Exercise objective: Write out the full listing exactly as given, minus the images.

Data:
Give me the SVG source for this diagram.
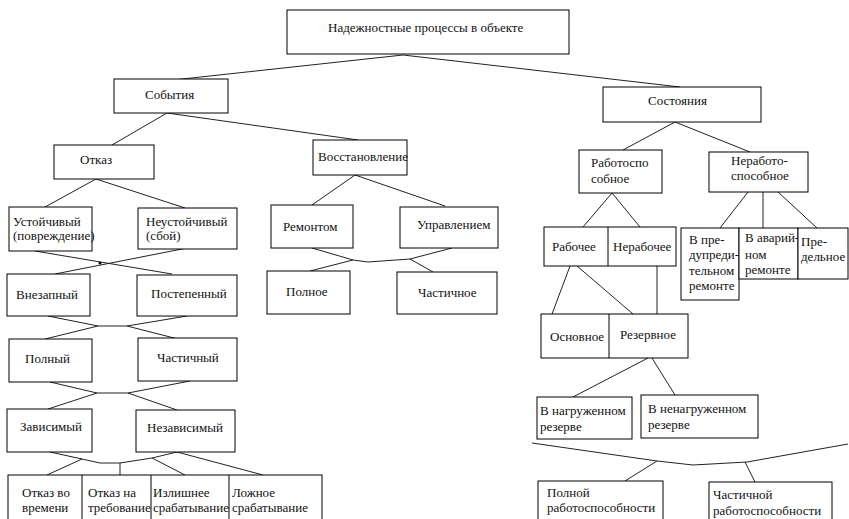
<svg xmlns="http://www.w3.org/2000/svg" width="849" height="519" viewBox="0 0 849 519" font-family="'Liberation Serif', 'Times New Roman', serif" font-size="13">
<style>
rect{fill:#fff;stroke:#000;stroke-width:1}
.d{stroke:#000;stroke-width:1;fill:none}
.c path{fill:none;stroke:#222;stroke-width:1}
text{font-family:'Liberation Serif','Times New Roman',serif;font-size:13px;fill:#111}
</style>
<rect x="0" y="0" width="849" height="519" style="stroke:none"/>
<g class="c" id="connectors">
<path d="M403,55 L173,80"/>
<path d="M403,55 L680,87"/>
<path d="M167,113 L112,145"/>
<path d="M167,113 L358,140"/>
<path d="M96,179 L45,207"/>
<path d="M96,179 L185,208"/>
<path d="M35,251 L172,274"/>
<path d="M187,248 L55,274"/>
<path d="M48,316 L98,326 L127,326 L187,316"/>
<path d="M98,326 L45,339"/>
<path d="M127,326 L178,339"/>
<path d="M50,382 L97,393 L128,393 L190,381"/>
<path d="M97,393 L48,409"/>
<path d="M128,393 L177,410"/>
<path d="M50,452 L82,459 L100,463 L120,463 L152,458 L177,452"/>
<path d="M82,459 L47,475"/>
<path d="M120,463 V475"/>
<path d="M152,458 L185,475"/>
<path d="M177,452 L263,475"/>
<path d="M355,175 L312,205"/>
<path d="M355,175 L445,206"/>
<path d="M312,248 L353,260 L368,262 L410,259 L452,248"/>
<path d="M353,260 L310,271"/>
<path d="M410,259 L433,272"/>
<path d="M675,122 L623,150"/>
<path d="M675,122 L750,152"/>
<path d="M612,193 L583,227"/>
<path d="M612,193 L640,227"/>
<path d="M570,266 L552,314"/>
<path d="M577,266 L633,314"/>
<path d="M657,266 V314"/>
<path d="M748,192 L720,228"/>
<path d="M763,192 V228"/>
<path d="M778,192 L817,228"/>
<path d="M648,358 L573,397"/>
<path d="M652,358 L675,395"/>
<path d="M532,443 L657,461 L693,465 L747,462 L848,444"/>
<path d="M657,461 L625,481"/>
<path d="M745,462 L755,482"/>
<circle cx="100" cy="263" r="1.5" fill="#000"/>
</g>
<g id="root"><rect x="287" y="10" width="282" height="44"/><text x="328" y="32">Надежностные процессы в объекте</text></g>
<g id="events"><rect x="114" y="79" width="114" height="34"/><text x="145" y="99">События</text></g>
<g id="states"><rect x="603" y="87" width="158" height="35"/><text x="648" y="105">Состояния</text></g>
<g id="failure"><rect x="54" y="145" width="100" height="34"/><text x="80" y="164">Отказ</text></g>
<g id="recovery"><rect x="313" y="140" width="94" height="35"/><text x="318" y="161">Восстановление</text></g>
<g id="operable"><rect x="579" y="150" width="83" height="43"/><text x="591" y="167">Работоспо</text><text x="591" y="183">собное</text></g>
<g id="inoperable"><rect x="709" y="152" width="99" height="40"/><text x="731" y="165">Неработо-</text><text x="731" y="180">способное</text></g>
<g id="stable"><rect x="9" y="207" width="83" height="44"/><text x="13" y="226">Устойчивый</text><text x="13" y="240">(повреждение)</text></g>
<g id="unstable"><rect x="138" y="208" width="99" height="41"/><text x="146" y="226">Неустойчивый</text><text x="146" y="240">(сбой)</text></g>
<g id="sudden"><rect x="7" y="274" width="83" height="42"/><text x="16" y="299">Внезапный</text></g>
<g id="gradual"><rect x="137" y="275" width="100" height="41"/><text x="151" y="298">Постепенный</text></g>
<g id="full"><rect x="9" y="339" width="83" height="43"/><text x="25" y="363">Полный</text></g>
<g id="partial"><rect x="138" y="338" width="99" height="43"/><text x="157" y="362">Частичный</text></g>
<g id="dependent"><rect x="7" y="409" width="85" height="43"/><text x="20" y="431">Зависимый</text></g>
<g id="independent"><rect x="136" y="410" width="99" height="42"/><text x="147" y="432">Независимый</text></g>
<g id="types">
<rect x="8" y="475" width="314" height="60"/>
<path class="d" d="M82,475 V519 M151,475 V519 M229,475 V519"/>
<text x="22" y="497">Отказ во</text><text x="22" y="512">времени</text>
<text x="88" y="497">Отказ на</text><text x="88" y="512">требование</text>
<text x="153" y="497">Излишнее</text><text x="153" y="512">срабатывание</text>
<text x="232" y="497">Ложное</text><text x="232" y="512">срабатывание</text>
</g>
<g id="repair"><rect x="271" y="205" width="82" height="43"/><text x="283" y="231">Ремонтом</text></g>
<g id="control"><rect x="400" y="207" width="98" height="41"/><text x="417" y="229">Управлением</text></g>
<g id="full-rec"><rect x="267" y="271" width="83" height="43"/><text x="286" y="296">Полное</text></g>
<g id="partial-rec"><rect x="397" y="272" width="100" height="42"/><text x="418" y="297">Частичное</text></g>
<g id="working"><rect x="544" y="227" width="132" height="39"/><path class="d" d="M608,227 V266"/><text x="552" y="251">Рабочее</text><text x="613" y="251">Нерабочее</text></g>
<g id="prerepair"><rect x="681" y="228" width="58" height="72"/><text x="689" y="244">В пре-</text><text x="689" y="259">дупреди-</text><text x="689" y="275">тельном</text><text x="689" y="290">ремонте</text></g>
<g id="emergency"><rect x="739" y="228" width="59" height="51"/><text x="745" y="242">В аварий-</text><text x="745" y="259">ном</text><text x="745" y="274">ремонте</text></g>
<g id="limit"><rect x="798" y="228" width="50" height="51"/><text x="801" y="246">Пре-</text><text x="801" y="261">дельное</text></g>
<g id="main-reserve"><rect x="541" y="314" width="147" height="44"/><path class="d" d="M609,314 V358"/><text x="550" y="341">Основное</text><text x="620" y="339">Резервное</text></g>
<g id="loaded"><rect x="537" y="397" width="95" height="42"/><text x="540" y="415">В нагруженном</text><text x="540" y="431">резерве</text></g>
<g id="unloaded"><rect x="641" y="395" width="117" height="43"/><text x="648" y="413">В ненагруженном</text><text x="648" y="429">резерве</text></g>
<g id="full-op"><rect x="538" y="481" width="125" height="50"/><text x="547" y="497">Полной</text><text x="547" y="512">работоспособности</text></g>
<g id="partial-op"><rect x="709" y="482" width="123" height="50"/><text x="713" y="499">Частичной</text><text x="713" y="515">работоспособности</text></g>
</svg>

Correct output:
Give me the SVG source for this diagram.
<svg xmlns="http://www.w3.org/2000/svg" width="849" height="519" viewBox="0 0 849 519" font-family="'Liberation Serif', 'Times New Roman', serif" font-size="13">
<style>
rect{fill:#fff;stroke:#000;stroke-width:1}
.d{stroke:#000;stroke-width:1;fill:none}
.c path{fill:none;stroke:#222;stroke-width:1}
text{font-family:'Liberation Serif','Times New Roman',serif;font-size:13px;fill:#111}
</style>
<rect x="0" y="0" width="849" height="519" style="stroke:none"/>
<g class="c" id="connectors">
<path d="M403,55 L173,80"/>
<path d="M403,55 L680,87"/>
<path d="M167,113 L112,145"/>
<path d="M167,113 L358,140"/>
<path d="M96,179 L45,207"/>
<path d="M96,179 L185,208"/>
<path d="M35,251 L172,274"/>
<path d="M187,248 L55,274"/>
<path d="M48,316 L98,326 L127,326 L187,316"/>
<path d="M98,326 L45,339"/>
<path d="M127,326 L178,339"/>
<path d="M50,382 L97,393 L128,393 L190,381"/>
<path d="M97,393 L48,409"/>
<path d="M128,393 L177,410"/>
<path d="M50,452 L82,459 L100,463 L120,463 L152,458 L177,452"/>
<path d="M82,459 L47,475"/>
<path d="M120,463 V475"/>
<path d="M152,458 L185,475"/>
<path d="M177,452 L263,475"/>
<path d="M355,175 L312,205"/>
<path d="M355,175 L445,206"/>
<path d="M312,248 L353,260 L368,262 L410,259 L452,248"/>
<path d="M353,260 L310,271"/>
<path d="M410,259 L433,272"/>
<path d="M675,122 L623,150"/>
<path d="M675,122 L750,152"/>
<path d="M612,193 L583,227"/>
<path d="M612,193 L640,227"/>
<path d="M570,266 L552,314"/>
<path d="M577,266 L633,314"/>
<path d="M657,266 V314"/>
<path d="M748,192 L720,228"/>
<path d="M763,192 V228"/>
<path d="M778,192 L817,228"/>
<path d="M648,358 L573,397"/>
<path d="M652,358 L675,395"/>
<path d="M532,443 L657,461 L693,465 L747,462 L848,444"/>
<path d="M657,461 L625,481"/>
<path d="M745,462 L755,482"/>
<circle cx="100" cy="263" r="1.5" fill="#000"/>
</g>
<g id="root"><rect x="287" y="10" width="282" height="44"/><text x="328" y="32">Надежностные процессы в объекте</text></g>
<g id="events"><rect x="114" y="79" width="114" height="34"/><text x="145" y="99">События</text></g>
<g id="states"><rect x="603" y="87" width="158" height="35"/><text x="648" y="105">Состояния</text></g>
<g id="failure"><rect x="54" y="145" width="100" height="34"/><text x="80" y="164">Отказ</text></g>
<g id="recovery"><rect x="313" y="140" width="94" height="35"/><text x="318" y="161">Восстановление</text></g>
<g id="operable"><rect x="579" y="150" width="83" height="43"/><text x="591" y="167">Работоспо</text><text x="591" y="183">собное</text></g>
<g id="inoperable"><rect x="709" y="152" width="99" height="40"/><text x="731" y="165">Неработо-</text><text x="731" y="180">способное</text></g>
<g id="stable"><rect x="9" y="207" width="83" height="44"/><text x="13" y="226">Устойчивый</text><text x="13" y="240">(повреждение)</text></g>
<g id="unstable"><rect x="138" y="208" width="99" height="41"/><text x="146" y="226">Неустойчивый</text><text x="146" y="240">(сбой)</text></g>
<g id="sudden"><rect x="7" y="274" width="83" height="42"/><text x="16" y="299">Внезапный</text></g>
<g id="gradual"><rect x="137" y="275" width="100" height="41"/><text x="151" y="298">Постепенный</text></g>
<g id="full"><rect x="9" y="339" width="83" height="43"/><text x="25" y="363">Полный</text></g>
<g id="partial"><rect x="138" y="338" width="99" height="43"/><text x="157" y="362">Частичный</text></g>
<g id="dependent"><rect x="7" y="409" width="85" height="43"/><text x="20" y="431">Зависимый</text></g>
<g id="independent"><rect x="136" y="410" width="99" height="42"/><text x="147" y="432">Независимый</text></g>
<g id="types">
<rect x="8" y="475" width="314" height="60"/>
<path class="d" d="M82,475 V519 M151,475 V519 M229,475 V519"/>
<text x="22" y="497">Отказ во</text><text x="22" y="512">времени</text>
<text x="88" y="497">Отказ на</text><text x="88" y="512">требование</text>
<text x="153" y="497">Излишнее</text><text x="153" y="512">срабатывание</text>
<text x="232" y="497">Ложное</text><text x="232" y="512">срабатывание</text>
</g>
<g id="repair"><rect x="271" y="205" width="82" height="43"/><text x="283" y="231">Ремонтом</text></g>
<g id="control"><rect x="400" y="207" width="98" height="41"/><text x="417" y="229">Управлением</text></g>
<g id="full-rec"><rect x="267" y="271" width="83" height="43"/><text x="286" y="296">Полное</text></g>
<g id="partial-rec"><rect x="397" y="272" width="100" height="42"/><text x="418" y="297">Частичное</text></g>
<g id="working"><rect x="544" y="227" width="132" height="39"/><path class="d" d="M608,227 V266"/><text x="552" y="251">Рабочее</text><text x="613" y="251">Нерабочее</text></g>
<g id="prerepair"><rect x="681" y="228" width="58" height="72"/><text x="689" y="244">В пре-</text><text x="689" y="259">дупреди-</text><text x="689" y="275">тельном</text><text x="689" y="290">ремонте</text></g>
<g id="emergency"><rect x="739" y="228" width="59" height="51"/><text x="745" y="242">В аварий-</text><text x="745" y="259">ном</text><text x="745" y="274">ремонте</text></g>
<g id="limit"><rect x="798" y="228" width="50" height="51"/><text x="801" y="246">Пре-</text><text x="801" y="261">дельное</text></g>
<g id="main-reserve"><rect x="541" y="314" width="147" height="44"/><path class="d" d="M609,314 V358"/><text x="550" y="341">Основное</text><text x="620" y="339">Резервное</text></g>
<g id="loaded"><rect x="537" y="397" width="95" height="42"/><text x="540" y="415">В нагруженном</text><text x="540" y="431">резерве</text></g>
<g id="unloaded"><rect x="641" y="395" width="117" height="43"/><text x="648" y="413">В ненагруженном</text><text x="648" y="429">резерве</text></g>
<g id="full-op"><rect x="538" y="481" width="125" height="50"/><text x="547" y="497">Полной</text><text x="547" y="512">работоспособности</text></g>
<g id="partial-op"><rect x="709" y="482" width="123" height="50"/><text x="713" y="499">Частичной</text><text x="713" y="515">работоспособности</text></g>
</svg>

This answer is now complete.